Chez les apiculteurs, le recul dans la production de miel depuis 2018 à l’échelle nationale, est imputé également, en bonne partie, au changement climatique. Un apiculteur a expliqué que les abeilles sont désorientées par le dérèglement climatique.
La canicule, perçue comme exceptionnelle en juillet 2023, est devenue familière aux Algériens qui n’étaient pas habitués à vivre avec des températures au-dessus de 40° durant plusieurs jours consécutifs, et des pointes à 45° et même plus. L’Algérie et sa région ne sont pas les seules touchées. C’est ainsi, un peu partout dans le monde. Pour les chercheurs, « les récentes vagues de chaleur ne sont plus des événements exceptionnels » et celles qui adviendront « seront encore plus intenses et plus courantes si les émissions de gaz à effet de serre ne sont pas réduites rapidement ». Cela concerne aussi la sécheresse et les inondations.

L’éclairage du Pr.
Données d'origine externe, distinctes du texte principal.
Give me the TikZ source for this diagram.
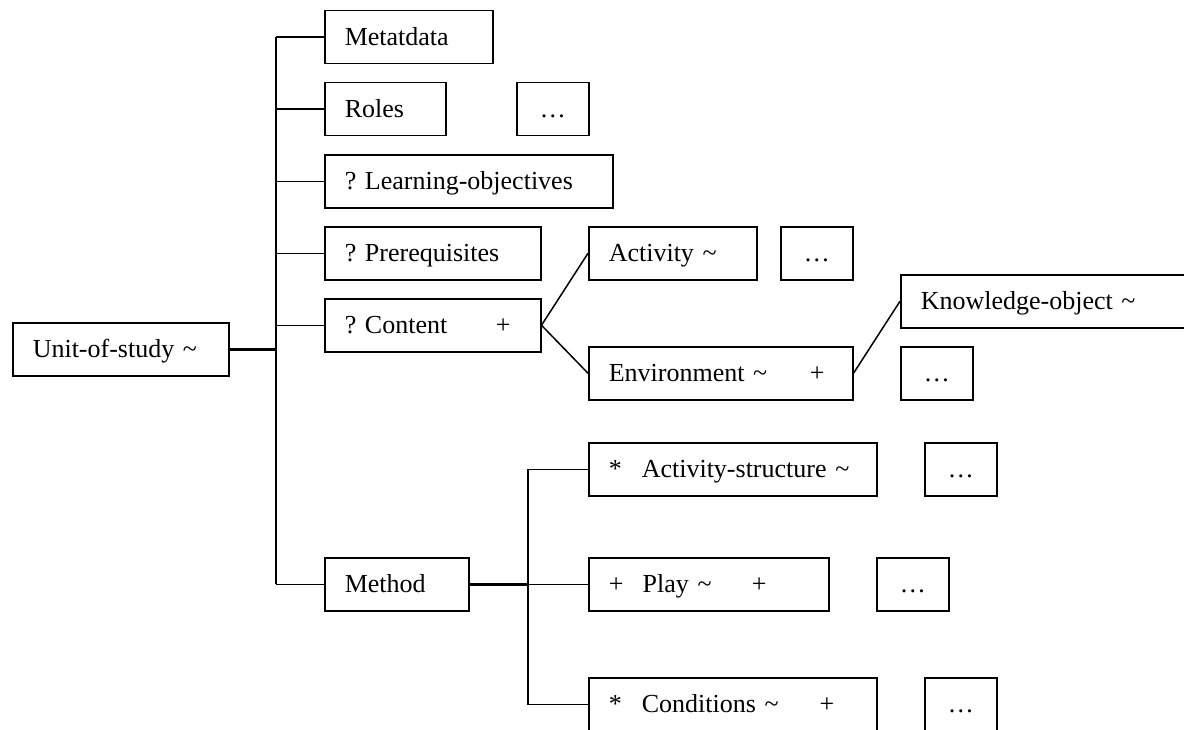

Noureddine Yassa
Dans une interview accordée à la Chaîne III de la Radio algérienne, (16 septembre 2023, «L’Invité de la rédaction», https://my.radioalgerie.dz/fr/node/17), le Pr. Noureddine Yassa, Commissaire aux énergies renouvelables et à l’efficacité énergétique (Cerefe), auprès du Premier ministre, également vice-président du Groupe de travail III sur l’atténuation au sein du Groupe d’experts intergouvernemental sur l’évolution du climat (GIEC), a mis l’accent, en se référant aux rapports du GIEC, sur le lien direct entre les événements climatiques extrêmes, comme la canicule, et le changement climatique. Or, maintenant, a-t-il expliqué, on parle de bouleversement climatique et de chaos climatique, voire même d’effondrement climatique. D’où, une plus grande fréquence des événements extrêmes et leur plus grande intensité. Les conséquences peuvent aller jusqu’à la disparition de certaines villes, voire de pays. Il cite la ville libyenne de Derna, en Méditerranée.
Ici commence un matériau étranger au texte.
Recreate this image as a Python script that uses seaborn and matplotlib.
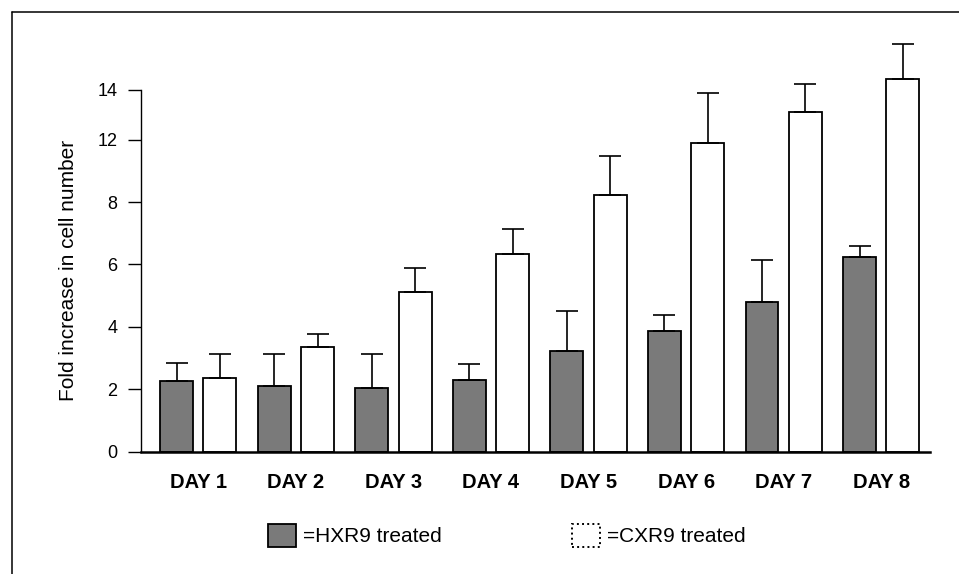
import numpy as np
import pandas as pd
import seaborn as sns
import matplotlib.pyplot as plt
from matplotlib.patches import Patch
from matplotlib.lines import Line2D

sns.set_style('ticks')
plt.rcParams['font.family'] = ['Liberation Sans', 'DejaVu Sans']
plt.rcParams.update({'text.color': 'black', 'axes.labelcolor': 'black',
                     'xtick.color': 'black', 'ytick.color': 'black',
                     'axes.edgecolor': 'black'})

# values, in the axis' own (linear) units
days = ['DAY 1', 'DAY 2', 'DAY 3', 'DAY 4', 'DAY 5', 'DAY 6', 'DAY 7', 'DAY 8']
hxr9 = [2.28, 2.12, 2.04, 2.31, 3.24, 3.87, 4.80, 6.25]
hxr9_err = [0.57, 1.02, 1.10, 0.51, 1.27, 0.52, 1.35, 0.35]
cxr9 = [2.36, 3.35, 5.13, 6.35, 8.24, 9.89, 10.89, 11.96]
cxr9_err = [0.78, 0.43, 0.76, 0.79, 1.25, 1.62, 0.89, 1.11]

# the printed tick labels are not evenly spaced on the original
tick_pos = [0, 2, 4, 6, 8, 10, 11.6]
tick_labels = ['0', '2', '4', '6', '8', '12', '14']

df = pd.DataFrame({
    'day': days * 2,
    'fold': hxr9 + cxr9,
    'treatment': ['HXR9'] * len(days) + ['CXR9'] * len(days),
})
errs = {'HXR9': hxr9_err, 'CXR9': cxr9_err}
gray = '#7a7a7a'

fig = plt.figure(figsize=(9.59, 5.74), dpi=100)
ax = fig.add_axes([0.147, 0.2131, 0.8228, 0.7338])

sns.barplot(data=df, x='day', y='fold', hue='treatment', ax=ax,
            palette={'HXR9': gray, 'CXR9': 'white'}, edgecolor='black',
            linewidth=1.3, width=0.889, gap=0.24, legend=False, errorbar=None,
            saturation=1)

for cont, name in zip(ax.containers, ['HXR9', 'CXR9']):
    xs = [b.get_x() + b.get_width() / 2 for b in cont]
    ys = [b.get_height() for b in cont]
    e = errs[name]
    ax.errorbar(xs, ys, yerr=[np.zeros(len(e)), e], fmt='none', ecolor='black',
                elinewidth=1.2, capsize=7.8, capthick=1.2, zorder=5, clip_on=False)

ax.set_xlim(-0.587, 7.5)
ax.set_ylim(0, 13.5)
ax.set_yticks(tick_pos)
ax.set_yticklabels(tick_labels)
ax.tick_params(axis='y', direction='out', length=9.4, width=1, pad=7.5, labelsize=13)
ax.tick_params(axis='x', length=0, pad=15.5, labelsize=14.5)
for t in ax.get_xticklabels():
    t.set_fontweight('bold')

sns.despine(ax=ax)
ax.spines['left'].set_bounds(0, 11.6)
ax.spines['left'].set_linewidth(1.0)
ax.spines['bottom'].set_linewidth(1.8)
ax.set_xlabel('')
ax.set_ylabel('Fold increase in cell number', fontsize=15)
ax.yaxis.set_label_coords(-0.08, 5.8 / 13.5)

handles = [Patch(facecolor=gray, edgecolor='black', linewidth=1.3),
           Patch(facecolor='white', edgecolor='black', linewidth=1.4, linestyle=':')]
fig.legend(handles, ['=HXR9 treated', '=CXR9 treated'], ncol=2, frameon=False,
           fontsize=15, handlelength=1.35, handleheight=1.3, handletextpad=0.32,
           columnspacing=6.26, loc='center left', borderpad=0, borderaxespad=0,
           bbox_to_anchor=(268.3 / 959, 1 - 535.3 / 574))

# frame around the figure (only top and left edges are visible)
fig.add_artist(Line2D([11.7 / 959, 1], [1 - 11.7 / 574] * 2, color='black', lw=1.1))
fig.add_artist(Line2D([11.7 / 959] * 2, [0, 1 - 11.7 / 574], color='black', lw=1.1))

fig.savefig('out.png', dpi=100)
Il ne s’agit pas de pays insulaires, mais des deux rives de la Méditerranée, précise le Pr. Yassa. Au Sud du bassin méditerranéen, la Libye, et au Nord, la Grèce, ont été touchées par des inondations, fait-il remarquer. Il rappelle que la Méditerranée a été classée à haut risque climatique, autrement dit, on va observer dans cette région tous les phénomènes climatiques extrêmes, la sécheresse, les vagues de chaleur, les incendies de forêts, les inondations…
Pour le Pr. Yassa, la riposte consiste à renforcer les systèmes d’alerte précoce, c’est-à-dire les services climatiques, renforcer également les capacités d’adaptation ainsi que la résilience et réduire la vulnérabilité. Beaucoup de pays n’en ont pas les moyens.
A la conférence des Nations unies sur les changements climatiques de Copenhague en 2009 (COP 15), les pays développés ont convenu de mobiliser à terme 100 milliards de dollars par an en faveur des pays en voie de développement pour qu’ils puissent financer la lutte contre le changement climatique. C’était le fameux Fonds vert pour le climat, sous l’égide de l’ONU. En 2015, la COP 21, à Paris, a renouvelé cet engagement et l’a inscrit dans l’Accord de Paris.
En septembre 2023, la déclaration de Nairobi issue du premier Sommet africain sur le climat, en est encore à demander aux pays développés de tenir leur engagement de financer le climat chaque année à hauteur de 100 milliards de dollars.